Há aqui um elemento quase religioso, em que a turba de fiéis se congrega em volta dos seus agnósticos pastores. A pinta completamente unrock’n’roll dos Arcade Fire (as roupas de amish, o desdém pela cultura de drogas, a excessiva simpatia à vizinho dos Simpsons) acentua esta sua faceta quase sacerdotal. O que é curioso é a vastidão do “rebanho”, estranha no mundo indie, intrigante no novo e fragmentado mundo mediático.
Essa improvável imensidão terá várias explicações, a começar pelo seu invulgar talento. Mas há um factor que se destaca, e que o distingue da cultura indie de onde provém: a sua descomplexada vontade de chegar ao mainstream. O indie rock despreza, quase por definição, as “massas ignotas”, e os Arcade Fire procuram-nas sem pudor algum. Estamos do lado dos canadianos: o snobismo indie não deixa de ser parvo só por ser indie. Se se tem fé nas suas canções, como os Beatles e o Bowie um dia a tiveram, porque não levá-las ao máximo número de pessoas?
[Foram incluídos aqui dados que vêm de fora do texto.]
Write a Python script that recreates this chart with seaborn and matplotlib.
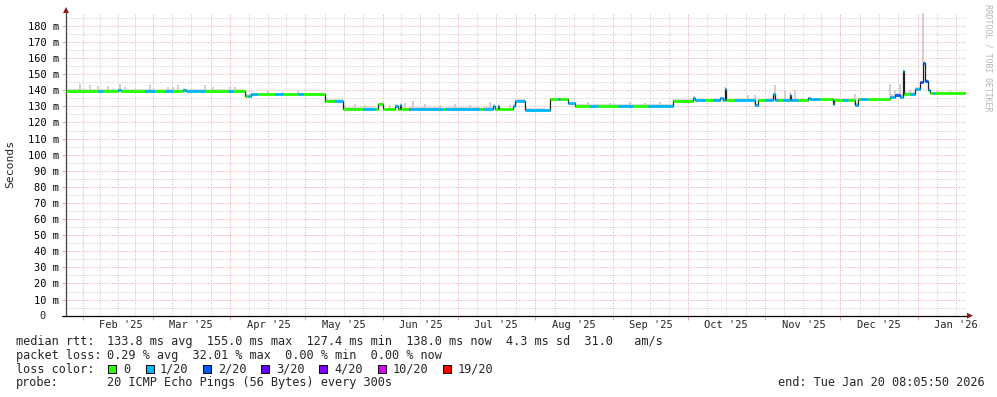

Ágata, a marota, costumava dizer: “Pode-se ser sensual até a pôr a mesa.” Nós parafraseamos: “Pode-se ser autêntico até num concerto de estádio.”
Surge outra inevitável pergunta: se tudo é assim tão majestático porque é que Funeral nunca cai no azeite típico das bandas heróicas, dos geniais Queen aos pretensiosos Muse? A resposta é: porque os Arcade Fire têm o cuidado quase obsessivo de cortar a sua grandiosidade épica com alguns ingredientes de mais difícil digestão. Falamos da guitarra áspera como lixa, da voz vulnerável de Win Butler e da gravação suja, quase lo-fi, de todo o disco. Só a rudeza do riff de “Wake Up” (imortal!) redime a sua desbragada sumptuosidade.
Neste tempo cínico e secular, em que perdemos a fé nas igrejas e nas ideologias, estes discos maiores do que a vida são o nosso último reduto de transcendência. Enquanto houver quem toque assim, sem palheta, directamente no nosso coração, teremos ainda razões para acreditar.